The the world of switching, data is typically represented in frames. A frame arrives on one port (the ingress port), and is usually sent out a different port (the egress port). The switch will add a small amount of latency to the traffic as is processes the frames.

There are two methods that a switch can use for frame processing, called Cut-Through and Store and Forward. The performance and repliability of the traffic will be affected by the method used.

Store and Forward

When a frame arrives on a switch port, the switch has a decision to make. It can wait until the entire frame has been received, then forward it out the egress port, or it can begin forwarding the bits of the frame immediately, before the entire frame has even been received. The first option is the store and forward method.

The store and forward method is the more classical approach, and focuses on reliability. As the entire frame is received, the FCS (Frame Check Sequence) at the end of the frame is checked and if the frame contains errors, it is discarded. This increases reliablity as it discards faulty frames closer to the source, rather than forwarding them on. The down side is that it also increases latency for the traffic, as the switch has to wait for the entire frame to be received and checked before forwarding it out.

This method is used in the Cisco Catalyst range of switches, and is especially useful in environments with intermittent connectivity (such as remote locations or networks with high mobility). It is better used when line-rate speeds are not required, and real-time services are not the priority.


If low-latency is the goal, then Cut-Through is the method of choice. This varies from Store and Forward, as the switch does not wait for the entire frame to be received before it begins sending it out the egress port (of course, it must wait for the entire destination MAC address to arrive before forwarding).

As the frame is forwarded before the FCS arrives, the frame cannot be checked for errors before it leaves the switch. As a result, faulty frames may be forwarded through the network. In this case, higher level protocols (such as TCP) or applications are relied upon to handle errors.

Cut-Through is used to approach Line-Rate speeds, where the switch adds very little latency. For this to work in practice, the egress port has to be of equal or greater speed than the ingress port, and the backplane has to be capable of forwarding at the appropriate speed.

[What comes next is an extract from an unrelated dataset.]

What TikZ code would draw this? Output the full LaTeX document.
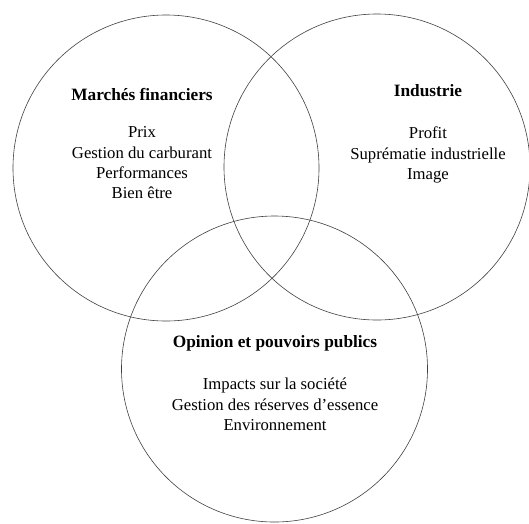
\documentclass[tikz,border=0pt]{standalone}
\usepackage{fontspec}
\setmainfont{Liberation Serif}
\tikzset{
  venn/.style={draw=black!75, line width=0.6pt, circle, minimum size=#1, inner sep=0pt},
  lbl/.style={align=center, font=\fontsize{16.7}{20.4}\selectfont, inner sep=0pt},
  head/.style={align=center, font=\fontsize{17.3}{20}\selectfont\bfseries, inner sep=0pt}
}
\begin{document}
\begin{tikzpicture}[x=1pt,y=-1pt]
\useasboundingbox (0,0) rectangle (529,523);
\node[venn=306pt] (cl) at (166,168) {};
\node[venn=306pt] (cr) at (377,167) {};
\node[venn=306pt] (cb) at (274.5,369) {};
\node[head] (hl) at (142,94) {Marchés financiers};
\node[lbl, anchor=north] (tl) at (142,126.5) {Prix\\Gestion du carburant\\Performances\\Bien être};
\node[head] (hr) at (428,91) {Industrie};
\node[lbl, anchor=north] (tr) at (428,127) {Profit\\Suprématie industrielle\\Image};
\node[head] (hb) at (275,343) {Opinion et pouvoirs publics};
\node[lbl, anchor=north] (tb) at (275,378) {Impacts sur la société\\Gestion des réserves d’essence\\Environnement};
\end{tikzpicture}
\end{document}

This is typically used in data centres, and in other applications where low-latency is critical, such as High Frequency Trading or Fibre Channel traffic. The Cisco Nexus range of switching utilise Cut-Through by default in many cases. The exception to this is when the ingress rate is less than the switching capacity of the egress port, in which it will utilise Store and Forward.

In the Nexus 3000 series and 9000 series, it is possible to enable store and forward mode if required.

 Fragment Free Switching

There is a variation to Cut-Through, called Fragment Free switching. This method waits for the first 64 bytes of the frame to arrive before sending it out the egress port. This is done to minimise the number of faulty frames caused by collisions. The theory behind this is that if there is a collision, the faulty frame (called a runt in this case) is smaller than the minimum frame size of 64 bytes.
However, each port on a switch is a separate collision domain, so collisions are rarer today than in past years. A collision could still occur if an old hub were connected to a switch port.

 Adaptive Mode

Some switches support Adaptive Mode, where cut-through switching is used by default, but store and forward can dynamically be turned on per port if the error rate jumps too high.